◆ Written request: From the first line of the data down to and including the line with "var data = days.map(function(d, i)", copy everything exactly, leaving out pictures.

◆ Provided material:
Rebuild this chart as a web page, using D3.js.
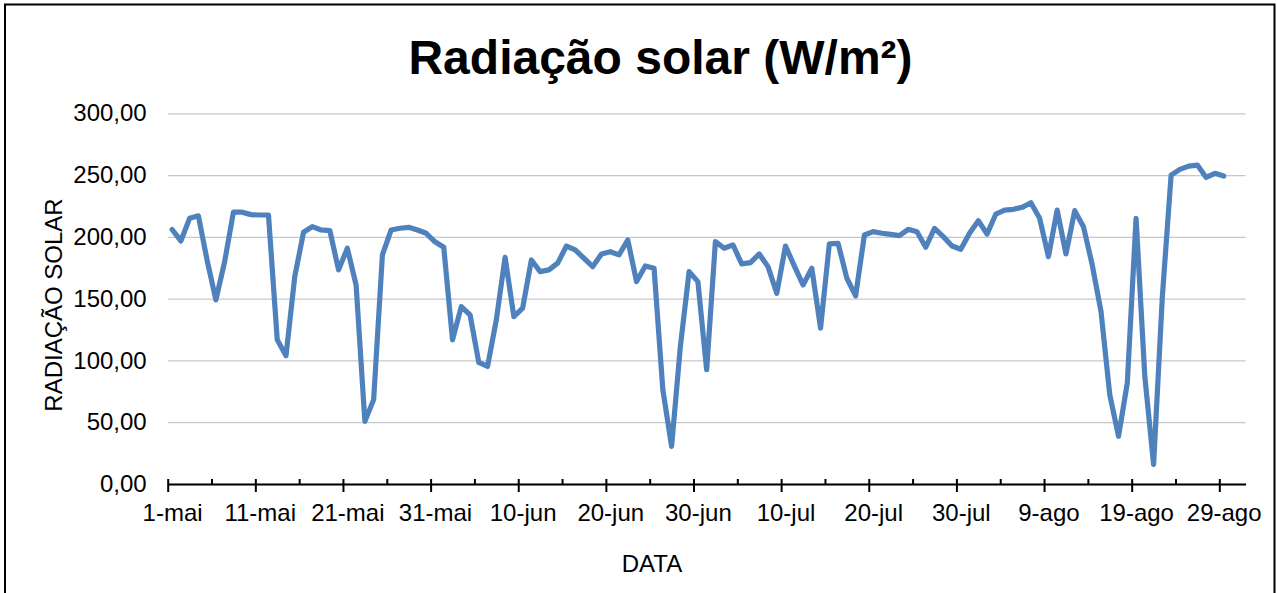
<!DOCTYPE html>
<html>
<head>
<meta charset="utf-8">
<script src="https://cdn.jsdelivr.net/npm/d3@7"></script>
<style>
  body { margin: 0; background: #fff; }
  svg { display: block; font-family: "Liberation Sans", Arial, sans-serif; }
</style>
</head>
<body>
<svg width="1277" height="593"></svg>
<script>
// daily solar radiation, 1-mai to 29-ago
var startDay = "2019-05-01",
    endDay = "2019-09-01";

var radiacao = [
  206, 196.7, 215, 217, 181, 149, 180, 220, 220, 218,
  217.7, 217.7, 116.7, 103.8, 167.9, 203.7, 208.3, 205.6, 205, 173.3,
  190.8, 161, 50.7, 68.3, 185.4, 205.6, 207, 207.7, 205.6, 202.9,
  196, 191.6, 116.7, 143.6, 136.9, 98.4, 95.2, 132.9, 183.5, 135.5,
  142.3, 181.3, 171.9, 173.3, 178.7, 192.6, 189.4, 182.7, 175.9, 186.2,
  188, 185.4, 197.5, 163.8, 176.5, 174.6, 76.3, 30.5, 111.3, 171.9,
  163.8, 92.5, 196.1, 190.8, 193.5, 178.1, 179.2, 186.2, 175.9, 154.4,
  192.6, 176.5, 161.1, 174.6, 126.2, 194.3, 194.8, 166.5, 152.3, 201.5,
  204.2, 202.9, 202, 201, 206.1, 204.2, 191.6, 206.9, 200.2, 192.6,
  190, 202.9, 213.1, 202.3, 218.5, 221.7, 222.3, 223.9, 227.6, 215,
  184, 221.7, 186.2, 221.2, 208.2, 177.3, 139.6, 72.3, 38.6, 81.7,
  215, 87.1, 15.8, 151.7, 250, 254.6, 257.3, 258.1, 248.1, 251.4,
  249.2
];

var xTickLabels = ["1-mai", "11-mai", "21-mai", "31-mai", "10-jun", "20-jun", "30-jun",
                   "10-jul", "20-jul", "30-jul", "9-ago", "19-ago", "29-ago"];
var yTicks = [0, 50, 100, 150, 200, 250, 300];

var svg = d3.select("svg"),
    margin = {top: 113.3, right: 31.4, bottom: 109, left: 167.7},
    width = +svg.attr("width") - margin.left - margin.right,
    height = +svg.attr("height") - margin.top - margin.bottom;

var ptBR = d3.formatLocale({decimal: ",", thousands: ".", grouping: [3], currency: ["R$", ""]});
var fmt = ptBR.format(".2f");

var t0 = new Date(startDay + "T00:00:00Z"),
    t1 = new Date(endDay + "T00:00:00Z");
var days = d3.utcDay.range(t0, d3.utcDay.offset(t0, radiacao.length));
var data = days.map(function(d, i) { return {date: d, value: radiacao[i]}; });

var x = d3.scaleUtc().domain([t0, t1]).range([0, width]);
var y = d3.scaleLinear().domain([0, 300]).range([height, 0]);

// points sit in the middle of each day (between tick marks)
function mid(d) { return d3.utcHour.offset(d, 12); }

// chart frame
svg.append("rect")
    .attr("x", 5).attr("y", 4.5)
    .attr("width", 1269.5).attr("height", 600)
    .attr("fill", "#fff")
    .attr("stroke", "#000")
    .attr("stroke-width", 2);

var g = svg.append("g").attr("transform", "translate(" + margin.left + "," + margin.top + ")");

// gridlines
g.append("g")
    .call(d3.axisLeft(y).tickValues(yTicks).tickSize(-width).tickFormat(""))
    .call(function(s) {
        s.select(".domain").remove();
        s.selectAll(".tick line").attr("stroke", "#c8c8c8").attr("stroke-width", 1.3);
    });

// y labels
g.append("g")
    .call(d3.axisLeft(y).tickValues(yTicks).tickSize(0).tickPadding(21).tickFormat(fmt))
    .call(function(s) {
        s.select(".domain").remove();
        s.selectAll("text").attr("font-size", 24).attr("fill", "#000")
            .attr("font-family", "Liberation Sans, Arial, sans-serif");
    });

// x axis: major ticks every 10 days, minor every 5
var majorDates = d3.utcDay.range(t0, t1, 1).filter(function(d, i) { return i % 10 === 0; });
var minorDates = d3.utcDay.range(t0, t1, 1).filter(function(d, i) { return i % 10 === 5; });

g.append("g")
    .attr("transform", "translate(0," + height + ")")
    .call(d3.axisBottom(x).tickValues(majorDates).tickSizeOuter(0).tickFormat(""))
    .call(function(s) {
        s.select(".domain").attr("stroke", "#000").attr("stroke-width", 2);
        s.selectAll(".tick line").attr("y1", -5).attr("y2", 8).attr("stroke", "#000").attr("stroke-width", 2);
    });

g.append("g")
    .attr("transform", "translate(0," + height + ")")
    .call(d3.axisBottom(x).tickValues(minorDates).tickSizeOuter(0).tickFormat(""))
    .call(function(s) {
        s.select(".domain").remove();
        s.selectAll(".tick line").attr("y1", -5).attr("y2", 0).attr("stroke", "#000").attr("stroke-width", 2);
    });

// x labels centred on the day
g.append("g")
    .attr("transform", "translate(0," + height + ")")
    .call(d3.axisBottom(x).tickValues(majorDates.map(mid)).tickSize(0)
        .tickFormat(function(d, i) { return xTickLabels[i]; }))
    .call(function(s) {
        s.select(".domain").remove();
        s.selectAll("text").attr("y", 37).attr("dy", null)
            .attr("font-size", 24).attr("fill", "#000")
            .attr("font-family", "Liberation Sans, Arial, sans-serif");
    });

// the line
var line = d3.line()
    .x(function(d) { return x(mid(d.date)); })
    .y(function(d) { return y(d.value); });

g.append("path")
    .datum(data)
    .attr("fill", "none")
    .attr("stroke", "#4f81bd")
    .attr("stroke-width", 5.2)
    .attr("stroke-linejoin", "round")
    .attr("stroke-linecap", "round")
    .attr("d", line);

// titles
svg.append("text")
    .attr("x", 660.5).attr("y", 74)
    .attr("text-anchor", "middle")
    .attr("font-size", 48).attr("font-weight", "bold")
    .text("Radiação solar (W/m²)");

svg.append("text")
    .attr("x", 652).attr("y", 572)
    .attr("text-anchor", "middle")
    .attr("font-size", 24)
    .text("DATA");

svg.append("text")
    .attr("transform", "translate(62,305) rotate(-90)")
    .attr("text-anchor", "middle")
    .attr("font-size", 24)
    .text("RADIAÇÃO SOLAR");
</script>
</body>
</html>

◆ Response for this exercise:
Rebuild this chart as a web page, using D3.js.
<!DOCTYPE html>
<html>
<head>
<meta charset="utf-8">
<script src="https://cdn.jsdelivr.net/npm/d3@7"></script>
<style>
  body { margin: 0; background: #fff; }
  svg { display: block; font-family: "Liberation Sans", Arial, sans-serif; }
</style>
</head>
<body>
<svg width="1277" height="593"></svg>
<script>
// daily solar radiation, 1-mai to 29-ago
var startDay = "2019-05-01",
    endDay = "2019-09-01";

var radiacao = [
  206, 196.7, 215, 217, 181, 149, 180, 220, 220, 218,
  217.7, 217.7, 116.7, 103.8, 167.9, 203.7, 208.3, 205.6, 205, 173.3,
  190.8, 161, 50.7, 68.3, 185.4, 205.6, 207, 207.7, 205.6, 202.9,
  196, 191.6, 116.7, 143.6, 136.9, 98.4, 95.2, 132.9, 183.5, 135.5,
  142.3, 181.3, 171.9, 173.3, 178.7, 192.6, 189.4, 182.7, 175.9, 186.2,
  188, 185.4, 197.5, 163.8, 176.5, 174.6, 76.3, 30.5, 111.3, 171.9,
  163.8, 92.5, 196.1, 190.8, 193.5, 178.1, 179.2, 186.2, 175.9, 154.4,
  192.6, 176.5, 161.1, 174.6, 126.2, 194.3, 194.8, 166.5, 152.3, 201.5,
  204.2, 202.9, 202, 201, 206.1, 204.2, 191.6, 206.9, 200.2, 192.6,
  190, 202.9, 213.1, 202.3, 218.5, 221.7, 222.3, 223.9, 227.6, 215,
  184, 221.7, 186.2, 221.2, 208.2, 177.3, 139.6, 72.3, 38.6, 81.7,
  215, 87.1, 15.8, 151.7, 250, 254.6, 257.3, 258.1, 248.1, 251.4,
  249.2
];

var xTickLabels = ["1-mai", "11-mai", "21-mai", "31-mai", "10-jun", "20-jun", "30-jun",
                   "10-jul", "20-jul", "30-jul", "9-ago", "19-ago", "29-ago"];
var yTicks = [0, 50, 100, 150, 200, 250, 300];

var svg = d3.select("svg"),
    margin = {top: 113.3, right: 31.4, bottom: 109, left: 167.7},
    width = +svg.attr("width") - margin.left - margin.right,
    height = +svg.attr("height") - margin.top - margin.bottom;

var ptBR = d3.formatLocale({decimal: ",", thousands: ".", grouping: [3], currency: ["R$", ""]});
var fmt = ptBR.format(".2f");

var t0 = new Date(startDay + "T00:00:00Z"),
    t1 = new Date(endDay + "T00:00:00Z");
var days = d3.utcDay.range(t0, d3.utcDay.offset(t0, radiacao.length));
var data = days.map(function(d, i) { return {date: d, value: radiacao[i]}; });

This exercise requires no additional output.